O concerto de ontem à noite prometia uma viagem a este mundo secreto de José Cid, por isso mesmo, e antes de ligar os motores da nave espacial, o músico interpretou "Vida (Sons do Quotidiano)" (dedicado ao produtor e A&R Mário Martins) e "Cantamos Pessoas Vivas" (que aproveita um belíssimo poema de José Jorge Letria), dois importantes documentos do seu património sinfónico, não só por terem sido os primeiros do estilo a serem gravados, mas também por pertencerem aos seus álbuns prediletos: numa entrevista que deu ao Palco Principal, em fevereiro de 2013, o músico disse preferir "Onde, Quando, Como, Porquê, Cantamos Pessoas Vivas" e "Vida (Sons do Quotidiano)" a "10000 Anos...", por considerar estas obras as mais "ousadas, surpreendentes e, ao mesmo tempo, as menos projetadas" desta sua fase. Daí este ponto de partida.

Pouco depois, e ainda antes de se atirar às primeiras notas do principal objeto da noite, o artista aproveitou para dar a conhecer quatro temas do seu próximo episódio sinfónico, o álbum "Vozes do Além" (com lançamento previsto para 2015), uma obra que aproveita poemas de Natália Correia e Sophia de Mello Breyner, e que gira em torno da história de um guitarrista que morre num acidente a caminho de casa e da sua alma que permanece no mundo dos vivos. Das quatro canções interpretadas, cujo nome não conseguimos precisar com toda a certeza, destaque para a segunda e a terceira, carregadas de rock, como mandam as leis, e pautadas por notáveis solos de guitarra e teclado.

Depois desta primeira parte que serviu de aperitivo para os cerca de quarenta minutos que se seguiram (por esta altura já a Aula Magna, bastante heterogénea a nível de idades e géneros, aplaudia de pé rendida ao desempenho em palco), José Cid lançou o repto para o momento que se seguiria: "estão prontos para a viagem?". A resposta não podia ter sido mais imediata e unânime: ninguém estava era ali para outra coisa. Capacetes colocados, cintos apertados, tudo a postos para descolar na nave espacial de José Cid, que ativou os seus propulsores ao som de "Último Dia Na Terra", o primeiro capítulo da narrativa de "10000 Anos...".

Para os mais distraídos, o disco que o músico se propôs interpretar na noite de ontem conta a história de um homem e uma mulher que, 10000 anos depois da autodestruição da humanidade, regressam à terra para repovoar e criar uma nova civilização. Nesta recriação ao vivo não foi possível encontrar os elementos que em 1978 acompanharam Cid na gravação do álbum (Zé Nabo, Mike Sergeant e Ramon Galarza), mas os músicos escolhidos para a missão - Augusto Vintém (piano elétrico), Francisco Martins (viola, guitarra elétrica), Samuel (bateria), Pepe (baixo) e Carmo Godinho e José Perdigão (coros) - estiveram à altura do desafio e contribuíram para o sucesso do concerto.

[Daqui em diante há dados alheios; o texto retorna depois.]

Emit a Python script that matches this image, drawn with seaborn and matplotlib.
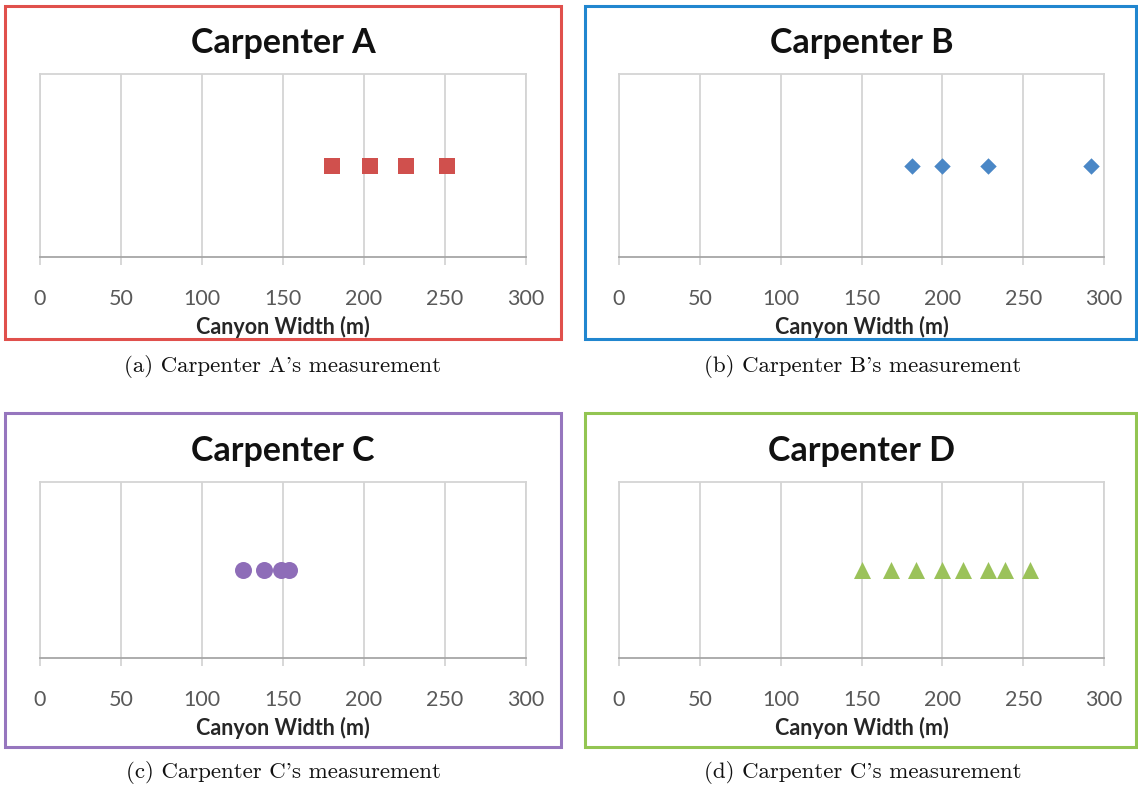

Seguindo a ordem cronológica do álbum, "Caos" deu seguimento à viagem, com especial destaque para as passagens efetuadas por Francisco Martins entre a viola e a guitarra elétrica, entre a calmaria e o caos, sem falhas, com uma coordenação de se louvar (diga-se de passagem que foi o artista que mais brilhou em palco na noite de ontem). Logo a seguir foi a vez das ambiências de "Fuga Para o Espaço" nos indicarem o caminho para "Mellotron, o Planeta Fantástico", rasgando a via láctea, deixando Marte e Vénus para trás e aproveitando Plutão como ponto de paragem (não há um quê de "Space Oditty" e de "The Great Gig In The Sky" nas entrelinhas deste tema?).

Depois da passagem por "Mellotron..." - especial atenção à melodia vinda das teclas de José Cid -, tempo para o momento alto desta caminhada celeste, protagonizado ao som da faixa título, que viu o seu refrão ("podes ver 10000 anos atrás, no écran do radar, entre Vénus e Marte, um planeta vazio, à espera que o descubram, onde recomeçar outra civilização") ser entoado por centenas de pessoas, várias vezes, a uma só voz, causando a devida emoção no palco e na plateia (momento que viria a repetir-se no encore, desta vez com a Aula Magna toda de pé a aplaudir). Um estado de euforia que acabaria por servir de combustível à reta final desta história, com "A Partir do Zero" e "Memos" a colocarem um ponto final na odisseia espacial de José Cid com um regresso ao ponto de partida, ao bom estilo da mais clássica obra de ficção científica do género, realizada em 1968 por Stanley Kubrick.